=== TASK DATA ===
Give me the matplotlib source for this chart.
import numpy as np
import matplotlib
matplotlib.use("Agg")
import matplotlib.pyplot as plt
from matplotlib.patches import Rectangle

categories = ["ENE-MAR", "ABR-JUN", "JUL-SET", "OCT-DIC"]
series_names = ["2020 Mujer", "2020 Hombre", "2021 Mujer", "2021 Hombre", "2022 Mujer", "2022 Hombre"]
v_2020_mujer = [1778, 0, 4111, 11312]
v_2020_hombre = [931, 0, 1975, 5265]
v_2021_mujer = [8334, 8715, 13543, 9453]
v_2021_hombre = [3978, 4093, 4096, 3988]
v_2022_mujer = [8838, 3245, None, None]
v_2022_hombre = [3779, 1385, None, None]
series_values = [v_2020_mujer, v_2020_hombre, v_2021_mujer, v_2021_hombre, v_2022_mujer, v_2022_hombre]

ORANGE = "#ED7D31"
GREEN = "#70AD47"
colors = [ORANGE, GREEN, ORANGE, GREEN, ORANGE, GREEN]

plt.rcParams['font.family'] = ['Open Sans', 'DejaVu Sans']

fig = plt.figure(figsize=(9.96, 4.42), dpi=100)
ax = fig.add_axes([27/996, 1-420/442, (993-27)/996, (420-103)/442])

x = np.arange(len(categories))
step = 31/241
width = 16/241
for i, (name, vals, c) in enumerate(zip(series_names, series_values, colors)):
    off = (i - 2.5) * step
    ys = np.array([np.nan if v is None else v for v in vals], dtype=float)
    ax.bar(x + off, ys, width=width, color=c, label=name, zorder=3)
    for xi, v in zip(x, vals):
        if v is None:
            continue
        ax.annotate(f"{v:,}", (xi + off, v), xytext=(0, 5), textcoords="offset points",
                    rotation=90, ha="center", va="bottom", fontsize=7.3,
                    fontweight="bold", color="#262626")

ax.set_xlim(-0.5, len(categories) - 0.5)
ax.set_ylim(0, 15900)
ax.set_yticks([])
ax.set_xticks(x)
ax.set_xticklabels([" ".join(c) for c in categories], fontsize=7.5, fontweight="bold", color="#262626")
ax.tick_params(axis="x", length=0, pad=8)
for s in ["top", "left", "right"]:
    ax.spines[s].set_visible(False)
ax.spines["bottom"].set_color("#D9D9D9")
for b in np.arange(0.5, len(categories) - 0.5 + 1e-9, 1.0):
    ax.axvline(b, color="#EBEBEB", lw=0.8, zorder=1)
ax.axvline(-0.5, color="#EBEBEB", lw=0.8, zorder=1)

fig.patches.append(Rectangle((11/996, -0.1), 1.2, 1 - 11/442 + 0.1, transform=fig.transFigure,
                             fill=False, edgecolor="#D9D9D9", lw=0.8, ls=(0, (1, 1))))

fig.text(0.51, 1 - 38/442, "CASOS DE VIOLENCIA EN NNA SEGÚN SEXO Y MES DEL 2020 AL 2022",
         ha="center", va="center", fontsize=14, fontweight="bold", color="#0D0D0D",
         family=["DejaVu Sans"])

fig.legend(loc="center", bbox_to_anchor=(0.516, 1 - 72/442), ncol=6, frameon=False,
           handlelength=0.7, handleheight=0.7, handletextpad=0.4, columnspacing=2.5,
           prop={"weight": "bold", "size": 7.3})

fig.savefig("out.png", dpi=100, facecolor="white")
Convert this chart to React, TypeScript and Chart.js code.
===
§ **EXERCISE OBJECTIVE**
Only the lines from the start of the data to the line holding "from matplotlib.patches import Rectangle" are wanted; return them exactly, both ends included.

§ **THE ANSWER**
Give me the matplotlib source for this chart.
import numpy as np
import matplotlib
matplotlib.use("Agg")
import matplotlib.pyplot as plt
from matplotlib.patches import Rectangle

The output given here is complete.